Several things in the case are not in dispute: Royston was intoxicated with a blood-alcohol level of 0.14%, the BMW was traveling between 18 and 21 mph when he was struck, and Bakhtiari fled the scene and later made up a story about his car being stolen.

Royston, 43, was one of the first witnesses to take the stand during the trial before Superior Court Judge Francisco P. Briseno. Disabled by severe brain trauma, Royston said he could not remember what happened before he was struck by the BMW.

Bakhtiari’s passenger in the BMW, Matthew Rice, testified for the prosecution, saying his friend was driving through the parking lot recklessly, heading back to Opah to get a woman’s phone number. He said Royston and his friends yelled at them, and Royston tossed a cup of soda and ice at the car.

As Bakhtiari sped off, Rice said, he hit a parked Mercedes but kept driving. He said Bakhtiari decided to turn around and head back, telling him that the men had “messed up” his car and now he was going to “mess them up.”

Rice testified that Royston’s mouth was open and his arms extended when he was struck, as if motioning for Bakhtiari to slow down.

“This is the defendant’s friend,” the prosecutor reminded jurors Monday. “Mr.
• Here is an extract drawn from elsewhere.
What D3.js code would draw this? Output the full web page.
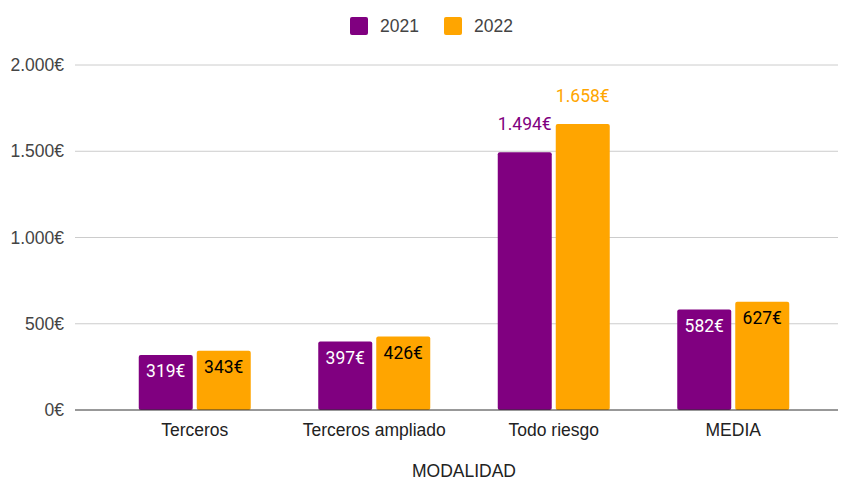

Rice is put in a very difficult position. He comes forward, and he did the right thing.”

Advertisement

But Cavallo made Rice’s credibility an issue, getting him to admit that he smokes marijuana regularly and that he was convicted of petty theft as a juvenile. He also called one of Rice’s friends, who testified that Rice told him he was intoxicated that night.

Then there was Bakhtiari’s version of events. He said Royston tried to start a fight with him, yelled humiliating, obscenity-laced insults through the window and threatened to kill him. He said as he tried to leave the parking lot, Royston tossed the soda, which blinded him momentarily and caused him to hit the Mercedes.

He said he told Rice he was “going to make sure they pay for this,” meaning that he wanted them to pick up the cost of the damage to his BMW, since he didn’t have insurance. He said he turned around to get their contact information.

Bakhtiari said the men came at him again. He acknowledged that he drove close to the men but said he never intended to hurt anyone and, in fact, he was unaware he’d hit anyone until Rice told him as they drove from the parking lot. He said he decided not to stop and later reported his car stolen because he didn’t want to get in trouble for something he didn’t think was his fault.

“That was the worst thing I could’ve done,” Bakhtiari said of the false police report under cross-examination. “Because everyone makes me out to be a crazy murderer. And I’m not.”